:: Task details ::
All of the listing below must be repeated word for word. Pictures are the only thing to omit.

:: Dataset extract ::
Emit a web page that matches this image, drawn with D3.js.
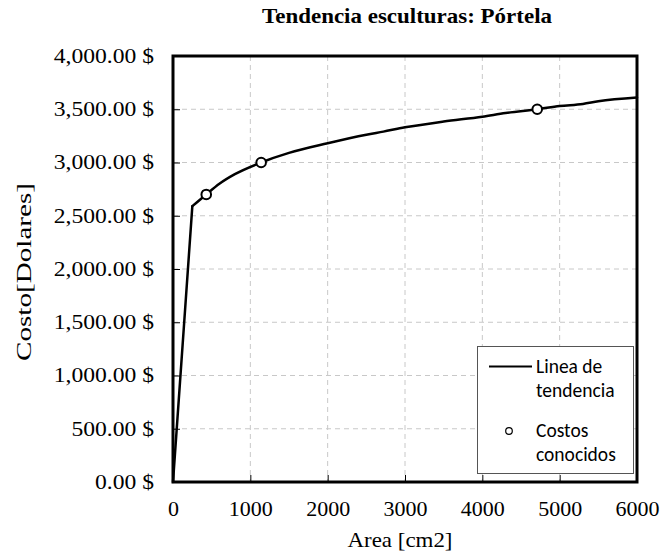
<!DOCTYPE html>
<html>
<head>
<meta charset="utf-8">
<script src="https://cdn.jsdelivr.net/npm/d3@7"></script>
<style>
  body { margin: 0; background: #fff; }
  svg { display: block; }
</style>
</head>
<body>
<div id="chart"></div>
<script>
// ---- Data ----
const trendArea = [0, 250, 430, 600, 800, 1140, 1500, 2000, 2500, 2720, 3000, 3500, 4000, 4300, 4710, 5000, 5300, 5500, 6000];
const trendCost = [0, 2590, 2700, 2800, 2890, 3000, 3090, 3180, 3260, 3290, 3330, 3385, 3430, 3465, 3500, 3530, 3550, 3575, 3610];
const knownArea = [430, 1140, 4710];
const knownCost = [2700, 3000, 3500];
const xTicks = [0, 1000, 2000, 3000, 4000, 5000, 6000];
const yTicks = [0, 500, 1000, 1500, 2000, 2500, 3000, 3500, 4000];
const titleText = "Tendencia esculturas: Pórtela";
const xLabel = "Area [cm2]";
const yLabel = "Costo[Dolares]";
const legendLabels = [["Linea de", "tendencia"], ["Costos", "conocidos"]];

// ---- Layout ----
const W = 660, H = 555;
const m = { left: 173, top: 56, right: 23, bottom: 73 };
const pw = W - m.left - m.right, ph = H - m.top - m.bottom;

const svg = d3.select("#chart").append("svg").attr("width", W).attr("height", H);
const g = svg.append("g").attr("transform", `translate(${m.left},${m.top})`);

const x = d3.scaleLinear().domain([0, 6000]).range([0, pw]);
const y = d3.scaleLinear().domain([0, 4000]).range([ph, 0]);

const serif = "'Liberation Serif', 'Times New Roman', serif";

// gridlines
g.append("g").selectAll("line").data(xTicks.slice(1, -1)).join("line")
  .attr("x1", d => x(d)).attr("x2", d => x(d)).attr("y1", 0).attr("y2", ph)
  .attr("stroke", "#c8c8c8").attr("stroke-width", 1).attr("stroke-dasharray", "5,4");
g.append("g").selectAll("line").data(yTicks.slice(1, -1)).join("line")
  .attr("y1", d => y(d)).attr("y2", d => y(d)).attr("x1", 0).attr("x2", pw)
  .attr("stroke", "#c8c8c8").attr("stroke-width", 1).attr("stroke-dasharray", "5,4");

// axes
const fmt = d3.format(",.2f");
const ySX = 1.18;
const yAxis = g.append("g").call(d3.axisLeft(y).tickValues(yTicks).tickSize(-7).tickPadding(19).tickFormat(d => fmt(d) + " $"));
yAxis.select(".domain").remove();
yAxis.selectAll(".tick line").attr("stroke", "#000").attr("stroke-width", 1);
yAxis.selectAll("text").attr("font-family", serif).attr("font-size", 20).attr("fill", "#000")
  .attr("x", -19 / ySX).attr("transform", `scale(${ySX},1)`);

const xAxis = g.append("g").attr("transform", `translate(0,${ph})`)
  .call(d3.axisBottom(x).tickValues(xTicks).tickSize(-7).tickPadding(20).tickFormat(d3.format("d")));
xAxis.select(".domain").remove();
xAxis.selectAll(".tick line").attr("stroke", "#000").attr("stroke-width", 1);
xAxis.selectAll("text").attr("font-family", serif).attr("font-size", 20).attr("fill", "#000")
  .attr("transform", "scale(1.1,1)");

// frame
g.append("rect").attr("x", 0).attr("y", 0).attr("width", pw).attr("height", ph)
  .attr("fill", "none").attr("stroke", "#000").attr("stroke-width", 3);

// trend line: straight rise to the knee, then a smooth curve
const trend = trendArea.map((a, i) => [a, trendCost[i]]);
const lineLin = d3.line().x(d => x(d[0])).y(d => y(d[1]));
const lineSmooth = d3.line().x(d => x(d[0])).y(d => y(d[1])).curve(d3.curveMonotoneX);
g.append("path").datum(trend.slice(0, 2)).attr("d", lineLin)
  .attr("fill", "none").attr("stroke", "#000").attr("stroke-width", 2.5).attr("stroke-linecap", "round");
g.append("path").datum(trend.slice(1)).attr("d", lineSmooth)
  .attr("fill", "none").attr("stroke", "#000").attr("stroke-width", 2.5).attr("stroke-linecap", "round");

// known points
const known = knownArea.map((a, i) => [a, knownCost[i]]);
g.append("g").selectAll("circle").data(known).join("circle")
  .attr("cx", d => x(d[0])).attr("cy", d => y(d[1])).attr("r", 4.8)
  .attr("fill", "#fff").attr("stroke", "#000").attr("stroke-width", 2);

// title
svg.append("text").attr("x", 407).attr("y", 23).attr("text-anchor", "middle")
  .attr("font-family", serif).attr("font-weight", "bold").attr("font-size", 22)
  .attr("textLength", 290).attr("lengthAdjust", "spacingAndGlyphs").text(titleText);

// axis titles
svg.append("text").attr("x", 400).attr("y", 547).attr("text-anchor", "middle")
  .attr("font-family", serif).attr("font-size", 22)
  .attr("textLength", 105).attr("lengthAdjust", "spacingAndGlyphs").text(xLabel);
svg.append("text").attr("transform", `translate(31,272) rotate(-90)`).attr("text-anchor", "middle")
  .attr("font-family", serif).attr("font-size", 22)
  .attr("textLength", 178).attr("lengthAdjust", "spacingAndGlyphs").text(yLabel);

// legend
const sans = "Carlito, Lato, 'Open Sans', sans-serif";
const leg = svg.append("g");
leg.append("rect").attr("x", 477.5).attr("y", 346.5).attr("width", 156).attr("height", 127)
  .attr("fill", "#fff").attr("stroke", "#555").attr("stroke-width", 1);
leg.append("line").attr("x1", 489).attr("x2", 532).attr("y1", 366.5).attr("y2", 366.5)
  .attr("stroke", "#000").attr("stroke-width", 2);
leg.append("circle").attr("cx", 509).attr("cy", 431).attr("r", 3.3)
  .attr("fill", "#fff").attr("stroke", "#000").attr("stroke-width", 1.2);
legendLabels.forEach((lines, i) => {
  const t = leg.append("text").attr("x", 536).attr("y", i === 0 ? 373 : 437)
    .attr("font-family", sans).attr("font-size", 19.5).attr("fill", "#000");
  lines.forEach((s, j) => t.append("tspan").attr("x", 536).attr("dy", j === 0 ? 0 : 24).text(s));
});
</script>
</body>
</html>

:: Answer to the exercise ::
Emit a web page that matches this image, drawn with D3.js.
<!DOCTYPE html>
<html>
<head>
<meta charset="utf-8">
<script src="https://cdn.jsdelivr.net/npm/d3@7"></script>
<style>
  body { margin: 0; background: #fff; }
  svg { display: block; }
</style>
</head>
<body>
<div id="chart"></div>
<script>
// ---- Data ----
const trendArea = [0, 250, 430, 600, 800, 1140, 1500, 2000, 2500, 2720, 3000, 3500, 4000, 4300, 4710, 5000, 5300, 5500, 6000];
const trendCost = [0, 2590, 2700, 2800, 2890, 3000, 3090, 3180, 3260, 3290, 3330, 3385, 3430, 3465, 3500, 3530, 3550, 3575, 3610];
const knownArea = [430, 1140, 4710];
const knownCost = [2700, 3000, 3500];
const xTicks = [0, 1000, 2000, 3000, 4000, 5000, 6000];
const yTicks = [0, 500, 1000, 1500, 2000, 2500, 3000, 3500, 4000];
const titleText = "Tendencia esculturas: Pórtela";
const xLabel = "Area [cm2]";
const yLabel = "Costo[Dolares]";
const legendLabels = [["Linea de", "tendencia"], ["Costos", "conocidos"]];

// ---- Layout ----
const W = 660, H = 555;
const m = { left: 173, top: 56, right: 23, bottom: 73 };
const pw = W - m.left - m.right, ph = H - m.top - m.bottom;

const svg = d3.select("#chart").append("svg").attr("width", W).attr("height", H);
const g = svg.append("g").attr("transform", `translate(${m.left},${m.top})`);

const x = d3.scaleLinear().domain([0, 6000]).range([0, pw]);
const y = d3.scaleLinear().domain([0, 4000]).range([ph, 0]);

const serif = "'Liberation Serif', 'Times New Roman', serif";

// gridlines
g.append("g").selectAll("line").data(xTicks.slice(1, -1)).join("line")
  .attr("x1", d => x(d)).attr("x2", d => x(d)).attr("y1", 0).attr("y2", ph)
  .attr("stroke", "#c8c8c8").attr("stroke-width", 1).attr("stroke-dasharray", "5,4");
g.append("g").selectAll("line").data(yTicks.slice(1, -1)).join("line")
  .attr("y1", d => y(d)).attr("y2", d => y(d)).attr("x1", 0).attr("x2", pw)
  .attr("stroke", "#c8c8c8").attr("stroke-width", 1).attr("stroke-dasharray", "5,4");

// axes
const fmt = d3.format(",.2f");
const ySX = 1.18;
const yAxis = g.append("g").call(d3.axisLeft(y).tickValues(yTicks).tickSize(-7).tickPadding(19).tickFormat(d => fmt(d) + " $"));
yAxis.select(".domain").remove();
yAxis.selectAll(".tick line").attr("stroke", "#000").attr("stroke-width", 1);
yAxis.selectAll("text").attr("font-family", serif).attr("font-size", 20).attr("fill", "#000")
  .attr("x", -19 / ySX).attr("transform", `scale(${ySX},1)`);

const xAxis = g.append("g").attr("transform", `translate(0,${ph})`)
  .call(d3.axisBottom(x).tickValues(xTicks).tickSize(-7).tickPadding(20).tickFormat(d3.format("d")));
xAxis.select(".domain").remove();
xAxis.selectAll(".tick line").attr("stroke", "#000").attr("stroke-width", 1);
xAxis.selectAll("text").attr("font-family", serif).attr("font-size", 20).attr("fill", "#000")
  .attr("transform", "scale(1.1,1)");

// frame
g.append("rect").attr("x", 0).attr("y", 0).attr("width", pw).attr("height", ph)
  .attr("fill", "none").attr("stroke", "#000").attr("stroke-width", 3);

// trend line: straight rise to the knee, then a smooth curve
const trend = trendArea.map((a, i) => [a, trendCost[i]]);
const lineLin = d3.line().x(d => x(d[0])).y(d => y(d[1]));
const lineSmooth = d3.line().x(d => x(d[0])).y(d => y(d[1])).curve(d3.curveMonotoneX);
g.append("path").datum(trend.slice(0, 2)).attr("d", lineLin)
  .attr("fill", "none").attr("stroke", "#000").attr("stroke-width", 2.5).attr("stroke-linecap", "round");
g.append("path").datum(trend.slice(1)).attr("d", lineSmooth)
  .attr("fill", "none").attr("stroke", "#000").attr("stroke-width", 2.5).attr("stroke-linecap", "round");

// known points
const known = knownArea.map((a, i) => [a, knownCost[i]]);
g.append("g").selectAll("circle").data(known).join("circle")
  .attr("cx", d => x(d[0])).attr("cy", d => y(d[1])).attr("r", 4.8)
  .attr("fill", "#fff").attr("stroke", "#000").attr("stroke-width", 2);

// title
svg.append("text").attr("x", 407).attr("y", 23).attr("text-anchor", "middle")
  .attr("font-family", serif).attr("font-weight", "bold").attr("font-size", 22)
  .attr("textLength", 290).attr("lengthAdjust", "spacingAndGlyphs").text(titleText);

// axis titles
svg.append("text").attr("x", 400).attr("y", 547).attr("text-anchor", "middle")
  .attr("font-family", serif).attr("font-size", 22)
  .attr("textLength", 105).attr("lengthAdjust", "spacingAndGlyphs").text(xLabel);
svg.append("text").attr("transform", `translate(31,272) rotate(-90)`).attr("text-anchor", "middle")
  .attr("font-family", serif).attr("font-size", 22)
  .attr("textLength", 178).attr("lengthAdjust", "spacingAndGlyphs").text(yLabel);

// legend
const sans = "Carlito, Lato, 'Open Sans', sans-serif";
const leg = svg.append("g");
leg.append("rect").attr("x", 477.5).attr("y", 346.5).attr("width", 156).attr("height", 127)
  .attr("fill", "#fff").attr("stroke", "#555").attr("stroke-width", 1);
leg.append("line").attr("x1", 489).attr("x2", 532).attr("y1", 366.5).attr("y2", 366.5)
  .attr("stroke", "#000").attr("stroke-width", 2);
leg.append("circle").attr("cx", 509).attr("cy", 431).attr("r", 3.3)
  .attr("fill", "#fff").attr("stroke", "#000").attr("stroke-width", 1.2);
legendLabels.forEach((lines, i) => {
  const t = leg.append("text").attr("x", 536).attr("y", i === 0 ? 373 : 437)
    .attr("font-family", sans).attr("font-size", 19.5).attr("fill", "#000");
  lines.forEach((s, j) => t.append("tspan").attr("x", 536).attr("dy", j === 0 ? 0 : 24).text(s));
});
</script>
</body>
</html>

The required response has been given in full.